The wife’s friend is way too flirtatious to the husbands and is aiding in the wrong behaviour.
What Should I Do?
I’m always fascinated by such short questions, with minimal information and a potential goldmine of underlying emotions and attitudes.
Your expressions – “way too flirtatious,” “wrong behaviour” – tells me that you’re angry. You’re also upset at the possible influence of these flirtatious ways on your wife.
Flirting among a close social group of couples CAN become problematic over time. Marriages have their difficulties, and if Wife A and Husband B find it increasingly compelling to joke/drink/tease mostly with each other, there’s potential trouble ahead.
Meanwhile, have you assured your own wife that you’re not vulnerable to the flirting, but worried about her friend upsetting some of the other wives/couples? Have you two discussed that she talk to her friend about the possible repercussions?
Maybe her friend’s unhappy and trying too hard to have fun, without thinking of consequences or reputation.
While her actions aren’t your responsibility, perhaps it’s time to talk to the husbands with a reality check: The flirting has become too obvious to ignore and somebody’s marriage (and family life) is likely to suffer.
You could be the guy who helps everyone see clearly what they thought was “just for laughs” in time to avoid destructive fallout.
However, since we’re still dealing with minimal information from you, here’s a different thought to consider: Is this woman’s “wrong behaviour” being directed at you?
If so, your question may actually be a covert call for help. Your opening two words - “the wife” – is a coolly-distanced way of describing your spouse. It suggests a relationship that’s at risk if this flirty friend is coming on to you.

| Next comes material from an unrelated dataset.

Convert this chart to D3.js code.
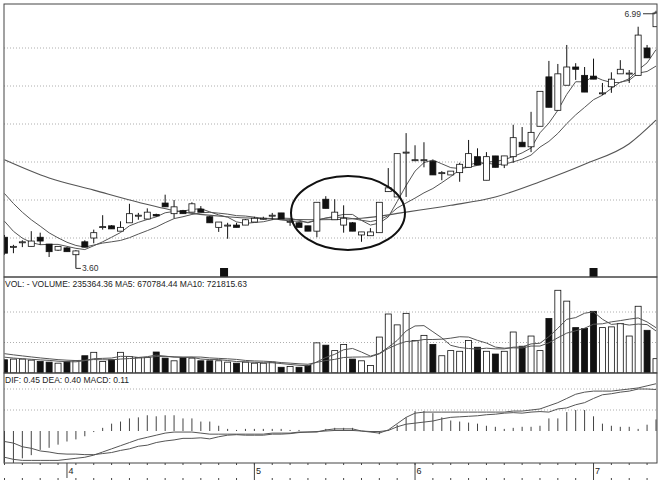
<!DOCTYPE html>
<html><head><meta charset="utf-8">
<script src="https://cdn.jsdelivr.net/npm/d3@7/dist/d3.min.js"></script>
<style>body{margin:0;background:#fff}svg{display:block}text{font-family:"Liberation Sans",Arial,sans-serif}</style>
</head><body><svg id="c" width="660" height="483"></svg>
<script>
const opens  =[4.01,3.88,3.95,3.89,4.01,3.92,3.84,3.87,3.78,3.95,4.00,4.14,4.16,4.09,4.20,4.29,4.25,4.31,4.46,4.32,4.36,4.34,4.38,4.28,4.14,4.16,4.17,4.17,4.21,4.25,4.30,4.33,4.21,4.20,4.16,4.09,4.51,4.24,4.17,4.20,4.04,4.03,4.07,4.61,4.54,5.12,5.03,5.03,5.01,4.86,4.83,4.86,4.93,5.07,4.76,5.08,4.96,5.07,5.26,5.20,5.47,6.12,5.68,6.01,6.25,6.14,6.13,5.91,5.99,6.16,6.17,6.14,6.50,6.78];
const closes =[3.80,3.89,3.95,3.96,3.96,3.82,3.89,3.82,3.83,3.88,4.07,4.15,4.12,4.14,4.32,4.30,4.34,4.29,4.41,4.41,4.32,4.45,4.34,4.20,4.21,4.17,4.14,4.24,4.26,4.26,4.30,4.25,4.22,4.14,4.09,4.47,4.39,4.34,4.26,4.09,4.08,4.08,4.47,4.66,5.11,5.13,5.03,5.03,4.83,4.86,4.88,4.97,5.11,4.96,5.07,4.93,5.08,5.32,5.20,5.39,5.93,5.72,6.16,6.25,6.22,5.92,6.09,5.91,6.09,6.22,6.17,6.67,6.37,6.96];
const highs  =[4.04,3.91,3.97,4.09,4.07,3.92,3.89,3.88,3.84,3.97,4.11,4.30,4.17,4.22,4.45,4.33,4.39,4.32,4.57,4.50,4.37,4.47,4.42,4.29,4.21,4.20,4.20,4.25,4.28,4.28,4.33,4.33,4.24,4.21,4.16,4.47,4.55,4.51,4.43,4.21,4.08,4.13,4.47,4.92,5.11,5.38,5.22,5.26,5.03,4.88,4.88,4.99,5.29,5.18,5.13,5.08,5.08,5.49,5.46,5.66,5.93,6.33,6.29,6.54,6.30,6.25,6.36,6.04,6.18,6.34,6.21,6.78,6.54,6.99];
const lows   =[3.78,3.80,3.88,3.89,3.91,3.75,3.83,3.82,3.60,3.88,3.93,4.11,4.12,4.09,4.20,4.24,4.25,4.28,4.41,4.26,4.32,4.34,4.34,4.20,4.08,3.99,4.14,4.17,4.21,4.24,4.24,4.25,4.16,4.14,4.09,4.01,4.39,4.24,4.07,4.09,3.95,4.03,4.07,4.61,4.54,4.54,5.01,4.93,4.83,4.76,4.83,4.74,4.93,4.96,4.76,4.93,4.92,4.99,5.20,5.13,5.47,5.72,5.68,6.01,6.08,5.92,6.09,5.88,5.91,6.16,6.04,6.14,6.37,6.78];
const priorCloses=[5.20,5.10,4.95,4.80,4.70,4.55,4.40,4.25,4.10];
// long moving average read at sample candles
const longMaIdx=[0,5,10,15,20,25,30,35,40,45,50,55,60,65,70,73];
const longMaVal=[5.03,4.79,4.63,4.47,4.34,4.28,4.25,4.24,4.26,4.34,4.43,4.54,4.74,4.97,5.24,5.55];
const priorVolumes=[420,400,380,350,320,300,280,260,240];
const volumes=[217,228,228,211,189,178,161,189,200,283,339,189,217,339,272,256,256,344,244,200,256,244,200,200,200,178,161,178,161,161,178,94,106,94,122,494,456,367,467,228,200,122,589,967,789,978,533,617,467,283,367,356,533,422,356,311,356,672,439,606,367,894,1356,1178,744,728,1011,744,756,811,606,1094,700,235];
const dif=[-0.25,-0.27,-0.28,-0.28,-0.28,-0.28,-0.28,-0.27,-0.26,-0.25,-0.23,-0.20,-0.17,-0.14,-0.11,-0.08,-0.06,-0.04,-0.02,-0.01,-0.01,-0.01,-0.02,-0.03,-0.03,-0.03,-0.03,-0.03,-0.03,-0.03,-0.02,-0.02,-0.02,-0.01,-0.01,-0.01,0.01,0.02,0.02,0.02,0.00,-0.01,-0.02,0.01,0.07,0.13,0.17,0.18,0.18,0.18,0.18,0.18,0.18,0.18,0.18,0.18,0.18,0.19,0.19,0.20,0.21,0.24,0.27,0.31,0.35,0.37,0.38,0.38,0.38,0.39,0.40,0.41,0.43,0.45];
const macd=[-0.30,-0.31,-0.26,-0.23,-0.18,-0.16,-0.13,-0.10,-0.08,-0.05,-0.01,0.03,0.07,0.09,0.12,0.13,0.15,0.14,0.15,0.15,0.12,0.12,0.09,0.09,0.05,0.02,0.01,0.02,0.02,0.02,0.02,0.02,0.01,0.01,0.00,-0.01,0.02,0.03,0.03,0.03,0.00,-0.01,-0.03,0.01,0.06,0.13,0.19,0.19,0.17,0.13,0.10,0.09,0.08,0.07,0.05,0.04,0.02,0.03,0.04,0.04,0.05,0.12,0.12,0.18,0.20,0.20,0.14,0.07,0.05,0.04,0.04,0.02,0.06,0.11];
const priceGrid=[4.0,4.5,5.0,5.5,6.0,6.5];
const volGrid=[500,1000];
const macdGrid=[0.2,0.4];
const monthLabels=[{i:7,t:"4"},{i:28,t:"5"},{i:46,t:"6"},{i:66,t:"7"}];
const markerIdx=[24.6,66];
const volTitle="VOL: -   VOLUME: 235364.36  MA5: 670784.44  MA10: 721815.63";
const macdTitle="DIF: 0.45  DEA: 0.40  MACD: 0.11";

const svg=d3.select("#c");
const L=4,R=657;
const n=closes.length;
const x=d3.scaleLinear().domain([0,n-1]).range([4.5,656]);
const y=d3.scaleLinear().domain([4,7]).range([238,10]);
const yv=d3.scaleLinear().domain([0,1000]).range([373,312]);
const ym=d3.scaleLinear().domain([0,0.4]).range([431,389]);
const gray="#555";
const defs=svg.append("defs");
[["cm",4,277],["cv",277,373],["cmd",373,463]].forEach(([id,t,b])=>defs.append("clipPath").attr("id",id).append("rect").attr("x",L).attr("y",t).attr("width",R-L).attr("height",b-t));

function grid(g,vals,sc){g.selectAll(null).data(vals).join("line").attr("x1",L).attr("x2",R).attr("y1",d=>sc(d)).attr("y2",d=>sc(d)).attr("stroke","#999").attr("stroke-dasharray","1,2").attr("stroke-width",0.8);}
function ma(arr,k,prior){const all=(prior||[]).concat(arr),off=(prior||[]).length;return arr.map((_,i)=>{const j=i+off;const s=all.slice(Math.max(0,j-k+1),j+1);return d3.mean(s);});}

// main
const gm=svg.append("g").attr("clip-path","url(#cm)");
grid(gm,priceGrid,y);
const line=d3.line().x((d,i)=>x(i)).y(d=>y(d));
[ma(closes,5,priorCloses),ma(closes,10,priorCloses)].forEach(a=>gm.append("path").attr("d",line(a)).attr("fill","none").attr("stroke",gray).attr("stroke-width",1));
gm.append("path").attr("d",d3.line().x((d,k)=>x(longMaIdx[k])).y(d=>y(d)).curve(d3.curveMonotoneX)(longMaVal)).attr("fill","none").attr("stroke",gray).attr("stroke-width",1.1);
const cw=6;
closes.forEach((c,i)=>{
  const o=opens[i],up=c>=o;
  gm.append("line").attr("x1",x(i)).attr("x2",x(i)).attr("y1",y(highs[i])).attr("y2",y(lows[i])).attr("stroke","#111");
  const top=y(Math.max(o,c)),bot=y(Math.min(o,c));
  gm.append("rect").attr("x",x(i)-cw/2).attr("y",top).attr("width",cw).attr("height",Math.max(1,bot-top)).attr("fill",up?"#fff":"#111").attr("stroke","#111").attr("stroke-width",0.8);
});
markerIdx.forEach(m=>gm.append("rect").attr("x",x(m)-4).attr("y",268).attr("width",8).attr("height",9).attr("fill","#111"));
const li=lows.indexOf(d3.min(lows));
gm.append("path").attr("d",`M${x(li)},${y(lows[li])}h5`).attr("stroke","#333");
gm.append("text").attr("x",x(li)+6).attr("y",y(lows[li])+3).attr("font-size",8.5).attr("fill","#333").text(d3.min(lows).toFixed(2));
const hi=highs.indexOf(d3.max(highs));
gm.append("path").attr("d",`M${x(hi)-13},${y(highs[hi])+3}h12v-2`).attr("stroke","#333").attr("fill","none");
gm.append("text").attr("x",x(hi)-15).attr("y",y(highs[hi])+6).attr("text-anchor","end").attr("font-size",8.5).attr("fill","#333").text(d3.max(highs).toFixed(2));
svg.append("ellipse").attr("cx",348).attr("cy",213).attr("rx",57).attr("ry",37).attr("fill","none").attr("stroke","#111").attr("stroke-width",2);

// volume
const gv=svg.append("g").attr("clip-path","url(#cv)");
grid(gv,volGrid,yv);
volumes.forEach((v,i)=>{const up=closes[i]>=opens[i];gv.append("rect").attr("x",x(i)-cw/2).attr("y",yv(v)).attr("width",cw).attr("height",yv(0)-yv(v)).attr("fill",up?"#fff":"#111").attr("stroke","#111").attr("stroke-width",0.8);});
const lv=d3.line().x((d,i)=>x(i)).y(d=>yv(d));
[ma(volumes,5,priorVolumes),ma(volumes,10,priorVolumes)].forEach(a=>gv.append("path").attr("d",lv(a)).attr("fill","none").attr("stroke",gray).attr("stroke-width",1));
svg.append("text").attr("x",5).attr("y",287).attr("font-size",8.5).attr("fill","#222").text(volTitle);

// macd
const gd=svg.append("g").attr("clip-path","url(#cmd)");
grid(gd,macdGrid,ym);
macd.forEach((v,i)=>gd.append("line").attr("x1",x(i)).attr("x2",x(i)).attr("y1",ym(0)).attr("y2",ym(v)).attr("stroke","#444").attr("stroke-width",1));
const dea=dif.map((d,i)=>d-macd[i]/2);
const lm=d3.line().x((d,i)=>x(i)).y(d=>ym(d));
[dif,dea].forEach(a=>gd.append("path").attr("d",lm(a)).attr("fill","none").attr("stroke",gray).attr("stroke-width",1));
svg.append("text").attr("x",5).attr("y",383).attr("font-size",8.5).attr("fill","#222").text(macdTitle);

[[4,277],[277,373],[373,463]].forEach(([t,b])=>svg.append("rect").attr("x",L).attr("y",t).attr("width",R-L).attr("height",b-t).attr("fill","none").attr("stroke","#444").attr("stroke-width",1));
const ga=svg.append("g");
d3.range(0,n,2).forEach(i=>{ga.append("line").attr("x1",x(i)).attr("x2",x(i)).attr("y1",463).attr("y2",465).attr("stroke","#444");ga.append("line").attr("x1",x(i)).attr("x2",x(i)).attr("y1",478).attr("y2",480).attr("stroke","#444");});
monthLabels.forEach(m=>{ga.append("line").attr("x1",x(m.i)).attr("x2",x(m.i)).attr("y1",463).attr("y2",478).attr("stroke","#444");ga.append("text").attr("x",x(m.i)+1.5).attr("y",474).attr("font-size",9).attr("fill","#222").text(m.t);});
</script></body></html>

There’s an obvious response if so – consider all the people in your life who’ll be affected, start talking openly with your wife about your feelings, listen to hers, then get counselling together.
I’ve been with my boyfriend for over six years. Recently, his brother got married. Neither he nor the bride told me about the wedding or invited me. My boyfriend told me about it the night before the event, having assumed that his new sister-in-law would've invited me.
It was apparently very obvious that I wasn't there. I’m deeply hurt and not sure if I should cut off ties with the couple and just be cordial.
Also, my boyfriend and I have been discussing getting engaged soon. Is it the "right thing" to have the new sister-in-law as one of my bridesmaids (though we aren't close) since he’ll be choosing his brother?
I feel that it’s now easier to not include her since she didn't have the decency to even invite me. However, I know that I will invite her, regardless of my feelings. What do you think?
You’re already standing taller than your sister-in-law. You know what’s right and that already guides your decision. But your boyfriend’s in the wrong and you need to discover why he never mentioned that you weren’t invited.
You’re prepared to invite your new SIL to the wedding, despite her excluding you (some day you may hear an explanation – e.g. costs affecting a decision to only have engaged and married couples).
But when it comes to the wedding party, unless you already have a large bridal party, here’s where you can set the role model for family harmony for the many years ahead as in-laws. Include her. Do it with goodwill and grace, she can learn a lot from you.
I’ve never enjoyed Christmas and am currently experiencing a lot of stress in my job. Is it acceptable to say I don’t want to be involved in holiday celebrations this year? I’m being treated by my doctor and my family’s aware of my current mental health.
The Rest of Us
Unfortunately, your email arrived too late for a pre-Christmas response, but it’s not too late for this essential message: Your health and well-being come first.
But your history of never having enjoyed Christmas says this feeling of low spirits has a background of disappointments and perhaps losses, that exist beyond your current job stress.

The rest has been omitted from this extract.